Photo for thegazz.com by Walker DeVille. Click to enlarge

Here was the moment.
It is the day apres les election primary. It is the corner of Quarrier and Hale streets. Here comes Charleston's famous street person and Hollywood inspiration, Bill Dunn, piloting his grocery cart world across Quarrier. Up Hale Street comes a woman bearing a big plastic circle of doughnuts, cookies or some other baked goods. Perhaps it is the spoils from an election night winner (or loser's) campaign after-party. Perhaps it is the morning sweetmeats from a Charleston coal baron's staff meetings. She says to Bill something like: "Would you like a doughnut?" Bill mutters a negatory over his shoulder and rolls onward to wherever he goes.

8 Comments:

Curious By Nature said...

I see stranger things than "Agualung" out of this window.

10:39 AM  
Curious By Nature said...

Ooops!! I just saw that I spelled Aqualung wrong. Pardon!!!!!!

10:40 AM  
Walker DeVille said...

Here is a poem once heard about this man at Taylor Books one eve:

You take away his name
when you call him 'Aqualung.'

Bill Dunn. Bill Dunn.
Bill Dunn.

Try it
on your tongue.


Does anyone know more of his 'backstory,' as they say in Hollywood?

12:37 PM  
Curious By Nature said...

No offense meant about the "name" issue but that's all I've ever known him as. It wasn't intended as derogatory.

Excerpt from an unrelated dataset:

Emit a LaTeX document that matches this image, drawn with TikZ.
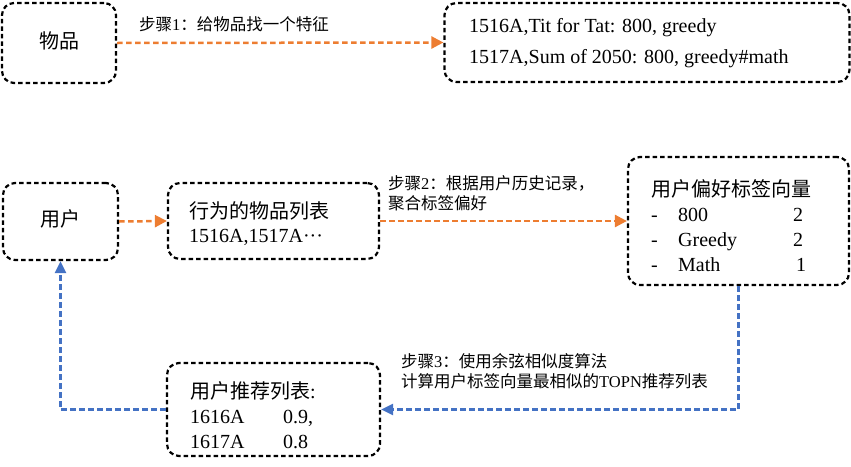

As to his story....only bits and pieces that I couldn't say is fact.

2:30 PM  
Walker DeVille said...

Oh, I know that. I once heard he once was a lawyer, but that doesn't seem quite possible. I have seen him sitting listening to baseball games on a small radio.

10:22 AM  
Greg said...

Between stints at college, I once worked for a short time as a dishwasher at Ernie's Esquire on Capitol Street. This was in the 1970s. Bill used to come around the back in the early evening to sift through the dumpster. Whenever a half-eaten steak or some stale rolls came my way, I'd try to leave them on top for him. He never said much, but once he told me, "Never quit your job."

4:56 PM  
SaDiablo said...

My father-in-law is a retired Charleston cop and has tons of stories about Bill - he's sort of an unofficial family friend. Bill once helped solve a homicide by bringing my FIL some evidence he found in a trashcan.

10:55 AM  
Anonymous said...

I read about him on a blog. I am in Florida. I have never met Bill but from everything I have read, this guy is in so many peoples hearts. Please someone sit down with him and find out more about him! I hope when his time comes everyone will rally together and make sure his resting place is well marked and remembered.